Your task: Repeat, exactly and in full, the lines of the listing below, but without any pictures.

>> Begin Provided material

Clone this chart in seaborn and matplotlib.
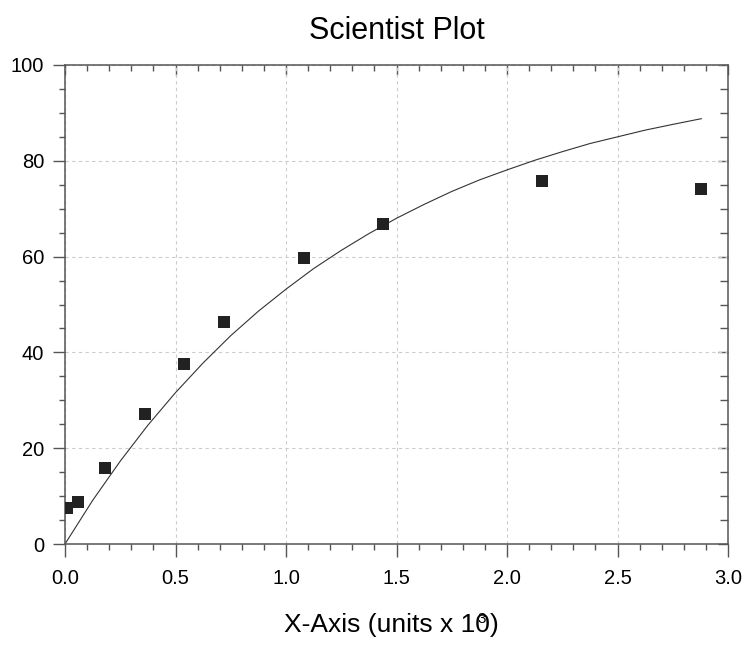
import matplotlib
matplotlib.use("Agg")
import matplotlib.pyplot as plt
from matplotlib.ticker import MultipleLocator
import pandas as pd
import seaborn as sns

# measured points (x in units of 10^3)
x_data = [0.01, 0.06, 0.18, 0.36, 0.54, 0.72, 1.08, 1.44, 2.16, 2.88]
y_data = [7.5, 8.8, 15.9, 27.1, 37.6, 46.3, 59.8, 66.9, 75.7, 74.2]

# fitted curve
x_fit = [0.0, 0.125, 0.25, 0.375, 0.5, 0.625, 0.75, 0.875, 1.0, 1.125, 1.25, 1.375,
         1.5, 1.625, 1.75, 1.875, 2.0, 2.125, 2.25, 2.375, 2.5, 2.625, 2.75, 2.88]
y_fit = [0.0, 9.1, 17.3, 24.8, 31.6, 37.8, 43.5, 48.6, 53.2, 57.5, 61.3, 64.8,
         68.0, 70.9, 73.6, 76.0, 78.1, 80.1, 81.9, 83.6, 85.0, 86.4, 87.6, 88.8]

title = "Scientist Plot"
x_label = "X-Axis (units x 10)"
x_label_sup = "3"

sns.set_style("white")
plt.rcParams["font.family"] = ["Liberation Sans", "DejaVu Sans"]
plt.rcParams["text.color"] = "black"
plt.rcParams["axes.labelcolor"] = "black"

points = pd.DataFrame({"x": x_data, "y": y_data})
curve = pd.DataFrame({"x": x_fit, "y": y_fit})

fig = plt.figure(figsize=(7.45, 6.46), dpi=100)
ax = fig.add_axes([65 / 745, 1 - 544 / 646, 663 / 745, 479 / 646])

sns.lineplot(data=curve, x="x", y="y", ax=ax, color="#333333", linewidth=0.8)
sns.scatterplot(data=points, x="x", y="y", ax=ax, marker="s", s=75,
                color="#222222", linewidth=0, zorder=3)

ax.set_xlim(0, 3.0)
ax.set_ylim(0, 100)
ax.xaxis.set_major_locator(MultipleLocator(0.5))
ax.xaxis.set_minor_locator(MultipleLocator(0.1))
ax.yaxis.set_major_locator(MultipleLocator(20))
ax.yaxis.set_minor_locator(MultipleLocator(5))
ax.set_xticks([0, 0.5, 1.0, 1.5, 2.0, 2.5, 3.0])
ax.set_xticklabels(["0.0", "0.5", "1.0", "1.5", "2.0", "2.5", "3.0"])

ax.grid(True, which="major", color="#cccccc", linestyle=(0, (3, 3)), linewidth=0.8)

for s in ax.spines.values():
    s.set_color("#555555")
    s.set_linewidth(1.1)

# outward ticks on left/bottom, inward on top/right
ax.tick_params(which="major", direction="out", length=9, width=1, color="#555555",
               labelsize=14.5, labelcolor="black", left=True, bottom=True)
ax.tick_params(which="minor", direction="out", length=4.5, width=1, color="#555555",
               left=True, bottom=True)
ax.tick_params(axis="x", which="major", pad=9)
ax.tick_params(axis="y", which="major", pad=6)

ax_top = ax.secondary_xaxis("top")
ax_top.xaxis.set_major_locator(MultipleLocator(0.5))
ax_top.xaxis.set_minor_locator(MultipleLocator(0.1))
ax_top.tick_params(which="major", direction="in", length=7.5, width=1, color="#555555", labeltop=False)
ax_top.tick_params(which="minor", direction="in", length=4.5, width=1, color="#555555")
ax_top.spines["top"].set_visible(False)

ax_right = ax.secondary_yaxis("right")
ax_right.yaxis.set_major_locator(MultipleLocator(20))
ax_right.yaxis.set_minor_locator(MultipleLocator(5))
ax_right.tick_params(which="major", direction="in", length=7.5, width=1, color="#555555", labelright=False)
ax_right.tick_params(which="minor", direction="in", length=6, width=1, color="#555555")
ax_right.spines["right"].set_visible(False)

ax.set_title(title, fontsize=22, pad=19, color="black")
ax.set_ylabel("")
ax.set_xlabel(x_label, fontsize=19, labelpad=18)
ax.xaxis.set_label_coords(0.4925, -0.145)
ax.xaxis.label.set_va("top")

# the superscript sits on top of the last zero, as in the original
fig.text(482 / 745, 1 - 619 / 646, x_label_sup, fontsize=11, ha="center", va="center")

fig.savefig("out.png", dpi=100)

>> End Provided material

Exercise result:
Clone this chart in seaborn and matplotlib.
import matplotlib
matplotlib.use("Agg")
import matplotlib.pyplot as plt
from matplotlib.ticker import MultipleLocator
import pandas as pd
import seaborn as sns

# measured points (x in units of 10^3)
x_data = [0.01, 0.06, 0.18, 0.36, 0.54, 0.72, 1.08, 1.44, 2.16, 2.88]
y_data = [7.5, 8.8, 15.9, 27.1, 37.6, 46.3, 59.8, 66.9, 75.7, 74.2]

# fitted curve
x_fit = [0.0, 0.125, 0.25, 0.375, 0.5, 0.625, 0.75, 0.875, 1.0, 1.125, 1.25, 1.375,
         1.5, 1.625, 1.75, 1.875, 2.0, 2.125, 2.25, 2.375, 2.5, 2.625, 2.75, 2.88]
y_fit = [0.0, 9.1, 17.3, 24.8, 31.6, 37.8, 43.5, 48.6, 53.2, 57.5, 61.3, 64.8,
         68.0, 70.9, 73.6, 76.0, 78.1, 80.1, 81.9, 83.6, 85.0, 86.4, 87.6, 88.8]

title = "Scientist Plot"
x_label = "X-Axis (units x 10)"
x_label_sup = "3"

sns.set_style("white")
plt.rcParams["font.family"] = ["Liberation Sans", "DejaVu Sans"]
plt.rcParams["text.color"] = "black"
plt.rcParams["axes.labelcolor"] = "black"

points = pd.DataFrame({"x": x_data, "y": y_data})
curve = pd.DataFrame({"x": x_fit, "y": y_fit})

fig = plt.figure(figsize=(7.45, 6.46), dpi=100)
ax = fig.add_axes([65 / 745, 1 - 544 / 646, 663 / 745, 479 / 646])

sns.lineplot(data=curve, x="x", y="y", ax=ax, color="#333333", linewidth=0.8)
sns.scatterplot(data=points, x="x", y="y", ax=ax, marker="s", s=75,
                color="#222222", linewidth=0, zorder=3)

ax.set_xlim(0, 3.0)
ax.set_ylim(0, 100)
ax.xaxis.set_major_locator(MultipleLocator(0.5))
ax.xaxis.set_minor_locator(MultipleLocator(0.1))
ax.yaxis.set_major_locator(MultipleLocator(20))
ax.yaxis.set_minor_locator(MultipleLocator(5))
ax.set_xticks([0, 0.5, 1.0, 1.5, 2.0, 2.5, 3.0])
ax.set_xticklabels(["0.0", "0.5", "1.0", "1.5", "2.0", "2.5", "3.0"])

ax.grid(True, which="major", color="#cccccc", linestyle=(0, (3, 3)), linewidth=0.8)

for s in ax.spines.values():
    s.set_color("#555555")
    s.set_linewidth(1.1)

# outward ticks on left/bottom, inward on top/right
ax.tick_params(which="major", direction="out", length=9, width=1, color="#555555",
               labelsize=14.5, labelcolor="black", left=True, bottom=True)
ax.tick_params(which="minor", direction="out", length=4.5, width=1, color="#555555",
               left=True, bottom=True)
ax.tick_params(axis="x", which="major", pad=9)
ax.tick_params(axis="y", which="major", pad=6)

ax_top = ax.secondary_xaxis("top")
ax_top.xaxis.set_major_locator(MultipleLocator(0.5))
ax_top.xaxis.set_minor_locator(MultipleLocator(0.1))
ax_top.tick_params(which="major", direction="in", length=7.5, width=1, color="#555555", labeltop=False)
ax_top.tick_params(which="minor", direction="in", length=4.5, width=1, color="#555555")
ax_top.spines["top"].set_visible(False)

ax_right = ax.secondary_yaxis("right")
ax_right.yaxis.set_major_locator(MultipleLocator(20))
ax_right.yaxis.set_minor_locator(MultipleLocator(5))
ax_right.tick_params(which="major", direction="in", length=7.5, width=1, color="#555555", labelright=False)
ax_right.tick_params(which="minor", direction="in", length=6, width=1, color="#555555")
ax_right.spines["right"].set_visible(False)

ax.set_title(title, fontsize=22, pad=19, color="black")
ax.set_ylabel("")
ax.set_xlabel(x_label, fontsize=19, labelpad=18)
ax.xaxis.set_label_coords(0.4925, -0.145)
ax.xaxis.label.set_va("top")

# the superscript sits on top of the last zero, as in the original
fig.text(482 / 745, 1 - 619 / 646, x_label_sup, fontsize=11, ha="center", va="center")

fig.savefig("out.png", dpi=100)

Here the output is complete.